MATERIAL PROVIDED —
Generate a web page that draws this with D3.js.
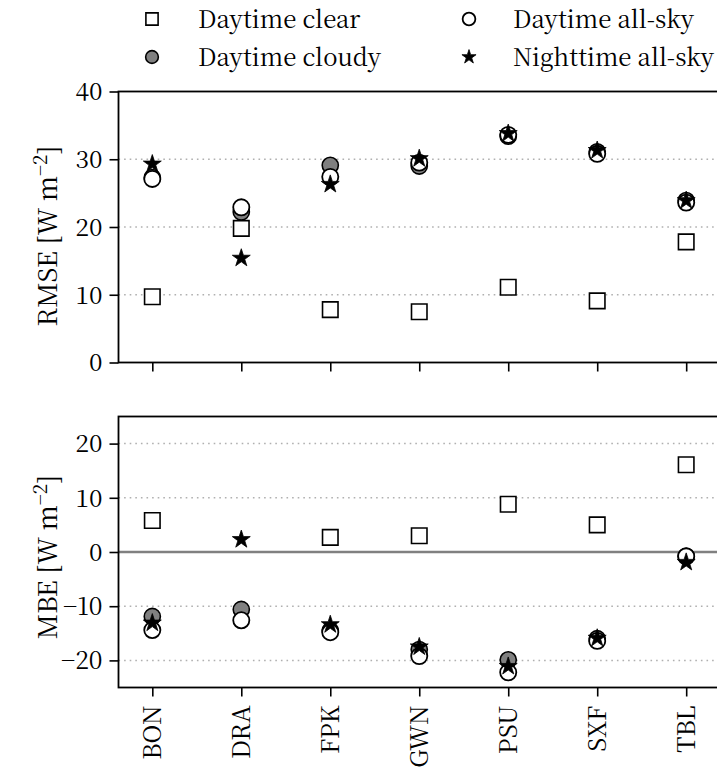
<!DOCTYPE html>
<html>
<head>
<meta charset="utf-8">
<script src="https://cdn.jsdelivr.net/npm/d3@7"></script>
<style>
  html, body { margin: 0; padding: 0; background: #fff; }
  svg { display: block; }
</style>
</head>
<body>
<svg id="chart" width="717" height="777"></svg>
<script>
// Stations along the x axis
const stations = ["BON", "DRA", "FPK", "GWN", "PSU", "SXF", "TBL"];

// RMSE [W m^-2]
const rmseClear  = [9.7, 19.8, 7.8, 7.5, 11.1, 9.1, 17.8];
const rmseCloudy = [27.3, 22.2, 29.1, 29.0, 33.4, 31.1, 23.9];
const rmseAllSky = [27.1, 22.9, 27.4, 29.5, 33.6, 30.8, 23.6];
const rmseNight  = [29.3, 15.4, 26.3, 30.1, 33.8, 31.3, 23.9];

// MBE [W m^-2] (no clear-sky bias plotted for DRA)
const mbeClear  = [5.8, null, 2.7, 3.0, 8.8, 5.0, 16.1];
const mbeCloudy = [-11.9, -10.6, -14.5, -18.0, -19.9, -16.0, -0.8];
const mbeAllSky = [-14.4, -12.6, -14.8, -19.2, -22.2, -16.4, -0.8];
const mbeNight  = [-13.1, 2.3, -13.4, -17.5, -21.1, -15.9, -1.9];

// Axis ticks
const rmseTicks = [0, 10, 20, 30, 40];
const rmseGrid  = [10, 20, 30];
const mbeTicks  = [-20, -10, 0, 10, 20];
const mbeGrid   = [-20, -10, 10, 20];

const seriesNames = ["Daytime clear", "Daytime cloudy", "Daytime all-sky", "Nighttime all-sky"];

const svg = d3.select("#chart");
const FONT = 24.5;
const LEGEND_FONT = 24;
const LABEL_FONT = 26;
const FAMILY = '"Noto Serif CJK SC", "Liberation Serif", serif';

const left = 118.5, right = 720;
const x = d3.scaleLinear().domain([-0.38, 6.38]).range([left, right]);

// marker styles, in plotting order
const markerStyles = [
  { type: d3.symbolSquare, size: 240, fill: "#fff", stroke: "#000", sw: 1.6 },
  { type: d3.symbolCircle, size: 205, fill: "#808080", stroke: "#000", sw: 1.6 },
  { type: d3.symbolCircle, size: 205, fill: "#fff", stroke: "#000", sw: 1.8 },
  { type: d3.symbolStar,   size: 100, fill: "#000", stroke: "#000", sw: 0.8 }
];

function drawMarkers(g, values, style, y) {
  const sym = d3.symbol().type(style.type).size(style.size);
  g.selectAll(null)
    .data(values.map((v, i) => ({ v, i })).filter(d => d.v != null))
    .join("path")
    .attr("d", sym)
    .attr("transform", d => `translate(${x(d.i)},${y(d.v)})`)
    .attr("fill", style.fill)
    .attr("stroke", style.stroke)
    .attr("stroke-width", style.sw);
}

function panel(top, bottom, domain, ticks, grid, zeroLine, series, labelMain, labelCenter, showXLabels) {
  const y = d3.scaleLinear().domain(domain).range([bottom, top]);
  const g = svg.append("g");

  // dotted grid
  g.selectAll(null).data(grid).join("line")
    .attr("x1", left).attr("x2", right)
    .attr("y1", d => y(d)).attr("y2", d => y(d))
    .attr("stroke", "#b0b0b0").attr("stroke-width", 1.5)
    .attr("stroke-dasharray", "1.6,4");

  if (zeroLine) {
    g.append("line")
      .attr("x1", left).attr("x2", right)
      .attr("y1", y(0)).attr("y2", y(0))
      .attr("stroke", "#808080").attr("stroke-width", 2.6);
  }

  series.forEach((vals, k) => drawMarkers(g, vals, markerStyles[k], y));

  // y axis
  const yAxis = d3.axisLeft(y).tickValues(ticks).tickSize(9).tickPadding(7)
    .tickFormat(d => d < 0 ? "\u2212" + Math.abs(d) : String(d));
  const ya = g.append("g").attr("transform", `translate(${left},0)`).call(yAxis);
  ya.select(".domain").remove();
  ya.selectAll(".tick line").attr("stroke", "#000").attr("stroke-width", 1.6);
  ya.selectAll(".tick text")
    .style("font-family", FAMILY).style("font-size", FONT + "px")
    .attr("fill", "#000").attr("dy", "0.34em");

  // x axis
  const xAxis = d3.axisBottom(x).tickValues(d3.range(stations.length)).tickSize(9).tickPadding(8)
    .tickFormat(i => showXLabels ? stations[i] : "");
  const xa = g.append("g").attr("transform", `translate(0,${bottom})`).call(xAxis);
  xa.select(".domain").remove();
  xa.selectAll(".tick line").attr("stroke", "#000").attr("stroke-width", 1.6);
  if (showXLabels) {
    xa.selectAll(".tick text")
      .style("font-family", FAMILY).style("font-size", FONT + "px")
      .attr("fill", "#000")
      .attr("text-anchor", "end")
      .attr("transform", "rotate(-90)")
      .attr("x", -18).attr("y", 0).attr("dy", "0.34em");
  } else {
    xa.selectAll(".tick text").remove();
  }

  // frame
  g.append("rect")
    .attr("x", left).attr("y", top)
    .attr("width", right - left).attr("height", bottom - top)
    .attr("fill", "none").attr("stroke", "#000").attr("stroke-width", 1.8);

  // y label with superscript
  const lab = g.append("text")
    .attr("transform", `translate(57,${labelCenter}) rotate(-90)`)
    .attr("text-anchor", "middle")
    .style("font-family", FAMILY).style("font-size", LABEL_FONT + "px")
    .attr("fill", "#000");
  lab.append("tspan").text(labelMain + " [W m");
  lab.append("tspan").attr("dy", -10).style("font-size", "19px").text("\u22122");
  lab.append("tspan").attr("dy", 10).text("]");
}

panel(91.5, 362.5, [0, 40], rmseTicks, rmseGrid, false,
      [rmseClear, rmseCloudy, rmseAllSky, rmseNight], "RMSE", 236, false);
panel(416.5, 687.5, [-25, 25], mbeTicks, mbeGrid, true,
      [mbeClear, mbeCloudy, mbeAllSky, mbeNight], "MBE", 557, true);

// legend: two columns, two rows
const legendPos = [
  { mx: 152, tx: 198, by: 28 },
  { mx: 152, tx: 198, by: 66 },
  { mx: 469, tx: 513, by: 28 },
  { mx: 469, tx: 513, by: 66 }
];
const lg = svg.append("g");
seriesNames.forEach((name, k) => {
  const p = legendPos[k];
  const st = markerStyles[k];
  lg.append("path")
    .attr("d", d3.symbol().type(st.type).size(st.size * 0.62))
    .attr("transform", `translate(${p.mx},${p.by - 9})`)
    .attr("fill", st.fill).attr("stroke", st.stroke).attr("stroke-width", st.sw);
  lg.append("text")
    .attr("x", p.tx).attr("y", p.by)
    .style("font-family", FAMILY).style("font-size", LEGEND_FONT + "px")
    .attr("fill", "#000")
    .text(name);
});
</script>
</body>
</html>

TASK REQUIREMENTS —
Send back the data above word for word, with the pictures left out.

EXERCISE ANSWER —
Generate a web page that draws this with D3.js.
<!DOCTYPE html>
<html>
<head>
<meta charset="utf-8">
<script src="https://cdn.jsdelivr.net/npm/d3@7"></script>
<style>
  html, body { margin: 0; padding: 0; background: #fff; }
  svg { display: block; }
</style>
</head>
<body>
<svg id="chart" width="717" height="777"></svg>
<script>
// Stations along the x axis
const stations = ["BON", "DRA", "FPK", "GWN", "PSU", "SXF", "TBL"];

// RMSE [W m^-2]
const rmseClear  = [9.7, 19.8, 7.8, 7.5, 11.1, 9.1, 17.8];
const rmseCloudy = [27.3, 22.2, 29.1, 29.0, 33.4, 31.1, 23.9];
const rmseAllSky = [27.1, 22.9, 27.4, 29.5, 33.6, 30.8, 23.6];
const rmseNight  = [29.3, 15.4, 26.3, 30.1, 33.8, 31.3, 23.9];

// MBE [W m^-2] (no clear-sky bias plotted for DRA)
const mbeClear  = [5.8, null, 2.7, 3.0, 8.8, 5.0, 16.1];
const mbeCloudy = [-11.9, -10.6, -14.5, -18.0, -19.9, -16.0, -0.8];
const mbeAllSky = [-14.4, -12.6, -14.8, -19.2, -22.2, -16.4, -0.8];
const mbeNight  = [-13.1, 2.3, -13.4, -17.5, -21.1, -15.9, -1.9];

// Axis ticks
const rmseTicks = [0, 10, 20, 30, 40];
const rmseGrid  = [10, 20, 30];
const mbeTicks  = [-20, -10, 0, 10, 20];
const mbeGrid   = [-20, -10, 10, 20];

const seriesNames = ["Daytime clear", "Daytime cloudy", "Daytime all-sky", "Nighttime all-sky"];

const svg = d3.select("#chart");
const FONT = 24.5;
const LEGEND_FONT = 24;
const LABEL_FONT = 26;
const FAMILY = '"Noto Serif CJK SC", "Liberation Serif", serif';

const left = 118.5, right = 720;
const x = d3.scaleLinear().domain([-0.38, 6.38]).range([left, right]);

// marker styles, in plotting order
const markerStyles = [
  { type: d3.symbolSquare, size: 240, fill: "#fff", stroke: "#000", sw: 1.6 },
  { type: d3.symbolCircle, size: 205, fill: "#808080", stroke: "#000", sw: 1.6 },
  { type: d3.symbolCircle, size: 205, fill: "#fff", stroke: "#000", sw: 1.8 },
  { type: d3.symbolStar,   size: 100, fill: "#000", stroke: "#000", sw: 0.8 }
];

function drawMarkers(g, values, style, y) {
  const sym = d3.symbol().type(style.type).size(style.size);
  g.selectAll(null)
    .data(values.map((v, i) => ({ v, i })).filter(d => d.v != null))
    .join("path")
    .attr("d", sym)
    .attr("transform", d => `translate(${x(d.i)},${y(d.v)})`)
    .attr("fill", style.fill)
    .attr("stroke", style.stroke)
    .attr("stroke-width", style.sw);
}

function panel(top, bottom, domain, ticks, grid, zeroLine, series, labelMain, labelCenter, showXLabels) {
  const y = d3.scaleLinear().domain(domain).range([bottom, top]);
  const g = svg.append("g");

  // dotted grid
  g.selectAll(null).data(grid).join("line")
    .attr("x1", left).attr("x2", right)
    .attr("y1", d => y(d)).attr("y2", d => y(d))
    .attr("stroke", "#b0b0b0").attr("stroke-width", 1.5)
    .attr("stroke-dasharray", "1.6,4");

  if (zeroLine) {
    g.append("line")
      .attr("x1", left).attr("x2", right)
      .attr("y1", y(0)).attr("y2", y(0))
      .attr("stroke", "#808080").attr("stroke-width", 2.6);
  }

  series.forEach((vals, k) => drawMarkers(g, vals, markerStyles[k], y));

  // y axis
  const yAxis = d3.axisLeft(y).tickValues(ticks).tickSize(9).tickPadding(7)
    .tickFormat(d => d < 0 ? "\u2212" + Math.abs(d) : String(d));
  const ya = g.append("g").attr("transform", `translate(${left},0)`).call(yAxis);
  ya.select(".domain").remove();
  ya.selectAll(".tick line").attr("stroke", "#000").attr("stroke-width", 1.6);
  ya.selectAll(".tick text")
    .style("font-family", FAMILY).style("font-size", FONT + "px")
    .attr("fill", "#000").attr("dy", "0.34em");

  // x axis
  const xAxis = d3.axisBottom(x).tickValues(d3.range(stations.length)).tickSize(9).tickPadding(8)
    .tickFormat(i => showXLabels ? stations[i] : "");
  const xa = g.append("g").attr("transform", `translate(0,${bottom})`).call(xAxis);
  xa.select(".domain").remove();
  xa.selectAll(".tick line").attr("stroke", "#000").attr("stroke-width", 1.6);
  if (showXLabels) {
    xa.selectAll(".tick text")
      .style("font-family", FAMILY).style("font-size", FONT + "px")
      .attr("fill", "#000")
      .attr("text-anchor", "end")
      .attr("transform", "rotate(-90)")
      .attr("x", -18).attr("y", 0).attr("dy", "0.34em");
  } else {
    xa.selectAll(".tick text").remove();
  }

  // frame
  g.append("rect")
    .attr("x", left).attr("y", top)
    .attr("width", right - left).attr("height", bottom - top)
    .attr("fill", "none").attr("stroke", "#000").attr("stroke-width", 1.8);

  // y label with superscript
  const lab = g.append("text")
    .attr("transform", `translate(57,${labelCenter}) rotate(-90)`)
    .attr("text-anchor", "middle")
    .style("font-family", FAMILY).style("font-size", LABEL_FONT + "px")
    .attr("fill", "#000");
  lab.append("tspan").text(labelMain + " [W m");
  lab.append("tspan").attr("dy", -10).style("font-size", "19px").text("\u22122");
  lab.append("tspan").attr("dy", 10).text("]");
}

panel(91.5, 362.5, [0, 40], rmseTicks, rmseGrid, false,
      [rmseClear, rmseCloudy, rmseAllSky, rmseNight], "RMSE", 236, false);
panel(416.5, 687.5, [-25, 25], mbeTicks, mbeGrid, true,
      [mbeClear, mbeCloudy, mbeAllSky, mbeNight], "MBE", 557, true);

// legend: two columns, two rows
const legendPos = [
  { mx: 152, tx: 198, by: 28 },
  { mx: 152, tx: 198, by: 66 },
  { mx: 469, tx: 513, by: 28 },
  { mx: 469, tx: 513, by: 66 }
];
const lg = svg.append("g");
seriesNames.forEach((name, k) => {
  const p = legendPos[k];
  const st = markerStyles[k];
  lg.append("path")
    .attr("d", d3.symbol().type(st.type).size(st.size * 0.62))
    .attr("transform", `translate(${p.mx},${p.by - 9})`)
    .attr("fill", st.fill).attr("stroke", st.stroke).attr("stroke-width", st.sw);
  lg.append("text")
    .attr("x", p.tx).attr("y", p.by)
    .style("font-family", FAMILY).style("font-size", LEGEND_FONT + "px")
    .attr("fill", "#000")
    .text(name);
});
</script>
</body>
</html>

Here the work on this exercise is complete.